今日は久しぶりに都心に行った気がした。妻が「バレンタインデー」と言って突然プレゼントしてくれた靴下を履いているおれは、取材時刻よりだいぶ早めに表参道に着く(早めに着くなんてこと、大学生までのおれにはまったくできなかったので、成長はしている)。国連大学のすぐ近くの地下に埋まっているマクドナルドでポテトを食べながらインタビューの準備をしていたら、スマホに大森靖子さんからのツイート通知が来る(通知オンにしている)。以前からライブで弾き語っていた楽曲「東京と今日」のMV(?)がYouTubeで公開されたとのこと。
すぐに聞く、涙をこらえる。今月は小沢健二の「アルペジオ (きっと魔法のトンネルの先)」があり、大森靖子の「東京と今日」があった1ヶ月だった、そう結論してしまいたくなる決定的な一曲だった。ライブで聞くよりもコントロールされた歌唱と歌詞字幕によって、はじめて言葉を知る。

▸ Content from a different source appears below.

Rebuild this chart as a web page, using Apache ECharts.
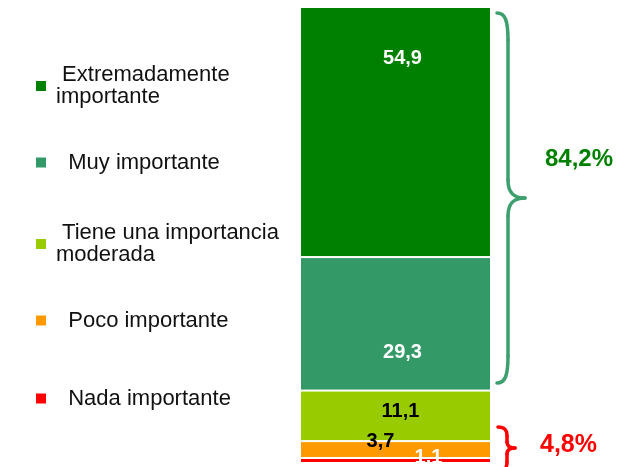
<!DOCTYPE html>
<html>
<head>
<meta charset="utf-8">
<script src="https://cdn.jsdelivr.net/npm/echarts@6/dist/echarts.min.js"></script>
<style>
html,body{margin:0;padding:0;background:#fff;}
#chart{width:635px;height:467px;}
</style>
</head>
<body>
<div id="chart"></div>
<script>
// Data (stack order: bottom to top)
var categories = ['Total'];
var seriesNames = ['Nada importante', 'Poco importante', 'Tiene una importancia moderada', 'Muy importante', 'Extremadamente importante'];
var seriesValues = [1.1, 3.7, 11.1, 29.3, 54.9];
var legendLabels = ['  Nada importante', '  Poco importante', ' Tiene una importancia\nmoderada', '  Muy importante', ' Extremadamente\nimportante'];
var groupLabels = ['84,2%', '4,8%'];

var colors = ['#FF0000', '#FF9900', '#99CC00', '#339966', '#008000'];
var labelColors = ['#ffffff', '#000000', '#000000', '#ffffff', '#ffffff'];
var labelOffsets = [[33, -3], [-15, -8], [5, -4], [7, 29], [7, -74]];
var legendTops = [387.5, 309.5, 222, 151.5, 64];

var total = seriesValues.reduce(function (a, b) { return a + b; }, 0);

var series = seriesNames.map(function (name, i) {
  return {
    name: name,
    type: 'bar',
    stack: 'total',
    barWidth: '100%',
    data: [seriesValues[i]],
    itemStyle: { color: colors[i], borderColor: '#ffffff', borderWidth: 1 },
    label: {
      show: true,
      position: 'inside',
      offset: labelOffsets[i],
      color: labelColors[i],
      fontFamily: 'Liberation Sans, Arial, sans-serif',
      fontWeight: 'bold',
      fontSize: 20,
      formatter: function (p) { return String(p.value).replace('.', ','); }
    },
    emphasis: { disabled: true }
  };
});

var legends = seriesNames.map(function (name, i) {
  return {
    data: [name],
    left: 36,
    top: legendTops[i],
    padding: 0,
    orient: 'vertical',
    icon: 'rect',
    itemWidth: 10,
    itemHeight: 10,
    itemStyle: { borderWidth: 0 },
    selectedMode: false,
    formatter: function () { return legendLabels[i]; },
    textStyle: {
      fontFamily: 'Liberation Sans, Arial, sans-serif',
      fontSize: 22,
      lineHeight: 22,
      color: '#111111',
      padding: [0, 0, 0, 5]
    }
  };
});

function brace(pts, color) {
  var st = { fill: 'none', stroke: color, lineWidth: 3.5, lineCap: 'round' };
  return pts.map(function (s) {
    if (s.b) {
      return { type: 'bezierCurve', shape: { x1: s.b[0], y1: s.b[1], cpx1: s.b[2], cpy1: s.b[3], cpx2: s.b[4], cpy2: s.b[5], x2: s.b[6], y2: s.b[7] }, style: st };
    }
    return { type: 'line', shape: { x1: s.l[0], y1: s.l[1], x2: s.l[2], y2: s.l[3] }, style: st };
  });
}

var greenBrace = brace([
  { b: [497, 13, 505, 13, 508, 20, 508, 40] },
  { l: [508, 40, 508, 180] },
  { b: [508, 180, 508, 193, 514, 198, 525, 198] },
  { b: [525, 198, 514, 198, 508, 203, 508, 216] },
  { l: [508, 216, 508, 356] },
  { b: [508, 356, 508, 376, 505, 383, 497, 383] }
], '#3d9e6e');

var redBrace = brace([
  { b: [498, 427, 505, 427, 507, 430, 507, 436] },
  { l: [507, 436, 507, 442] },
  { b: [507, 442, 507, 446, 510, 448, 515, 448] },
  { b: [515, 448, 510, 448, 507, 450, 507, 454] },
  { l: [507, 454, 507, 462] },
  { b: [507, 462, 507, 468, 505, 471, 498, 471] }
], '#FF0000');

var chart = echarts.init(document.getElementById('chart'));
chart.setOption({
  animation: false,
  backgroundColor: '#ffffff',
  grid: { left: 300, right: 144, top: 7, bottom: 4 },
  xAxis: { type: 'category', data: categories, show: false },
  yAxis: { type: 'value', min: 0, max: total, show: false },
  legend: legends,
  series: series,
  graphic: greenBrace.concat(redBrace).concat([
    {
      type: 'text',
      left: 545,
      top: 147,
      style: { text: groupLabels[0], fill: '#008000', font: 'bold 24px "Liberation Sans", Arial, sans-serif' }
    },
    {
      type: 'text',
      left: 540,
      top: 433,
      style: { text: groupLabels[1], fill: '#FF0000', font: 'bold 25px "Liberation Sans", Arial, sans-serif' }
    }
  ])
});
</script>
</body>
</html>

《東京都 今日と今日 東京 今日はひとつ夢が叶ったのに 東京都 今日と今日 東京 君に会うとまた夢がひとつ増えてしまう》、《僕はもう大人だから 願いごとは僕で始末をつけるのさ》という歌詞が個人的に刺さったが、《閃きは溢れて 新しい都市となる》に、「Tokyo Black Hole」の《はたらくおっさんで 僕の世界がキラキラ》を思い出し、大森さんにとっての東京は人々の営みなんだな、と改めて知る。
道ゆく人たちみんなに閃きがあること、はたらきがあることにうんざりしている最近の自分を情けなく感じる。みんな生きていることを肯定できない自分が呪わしい。
マクドナルドを出て、外苑前に向かって歩く、ピエール・エルメでマツコ・デラックスがロケしてるのに遭遇する。久しぶりに来た表参道で「東京と今日」を聞き、マツコ・デラックスを見かけた、これは吉兆だと思った。マツコさんは7センチくらいのヒール履いてた。えらいな、と思った。
媒体の人と合流して最終打ち合わせを終え、インタビュー現場に向かう。
今日はまるまるプロモーション日だったにも関わらず、20時ごろでも彼はとても気さくに率直に真剣に丁寧に優しくユーモアと毒も交えてひとつひとつの質問に答えてくれた、助けられた。すごい人はすごい。
帰り道で「東京と今日」と「アルペジオ」を聞く。宮益坂上で「アルペジオ」をリピート再生し始めたら、スクランブル交差点までの間に2回聞けた。2アルペジオ。
自宅からいちばん近いコンビニまでと同じだ。ちなみに自宅から最寄り駅までは4アルペジオある。
東京と今日、アルペジオ、どれだけ重ねれば、夢は叶い、ほんとうのことを手にできるのだろう。ねむる。